Qualitative Benefits: “Technology synergies have important qualitative effects as well – with consequences that build a group’s capabilities. The most obvious outcome is an improvement in knowledge and experience sharing throughout the group and its operating companies”, added Sammour. “This is achieved by having the group synergy team support the operating companies in their identification of common areas for information sharing. The bottom-line impact of this is an overall improvement of the customer experience – an important capability in an era of consumer choice.”

Another qualitative gain is the ability of operating companies to cooperate on such technologies as New Generation Operations Systems and Software (NGOSS); with such tools, they can jointly innovate on areas such as machine-to-machine technologies, mobile health, and mobile commerce applications. Perhaps the ultimate qualitative benefit of collaboration is the fact that it equally helps telecom leaders overcome the difficulties involved in technology investment decisions. As the telecom sector becomes more technologically advanced and complex, telecom groups will surely need such mechanisms.

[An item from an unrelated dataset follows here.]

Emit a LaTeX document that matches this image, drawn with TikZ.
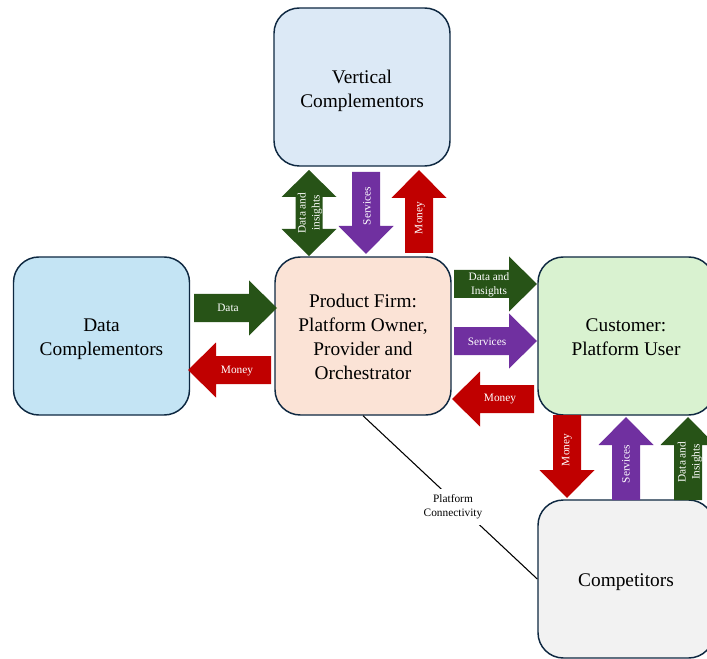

Characterized by stable knowledge-sharing platforms and a partnership-driven culture, the decentralized, cooperative approach allows telecom groups to create value despite the challenges of local considerations, control over operating companies, and difficult balance between local and central procurement. Simply put, this strategy works better than centralization and standardization because it challenges synergy teams to look beyond mere procurement consolidation. Most importantly, collaborative technology synergies help telecom groups and their operating companies manage their costs and deploy technology resources for the expansion and growth that they need.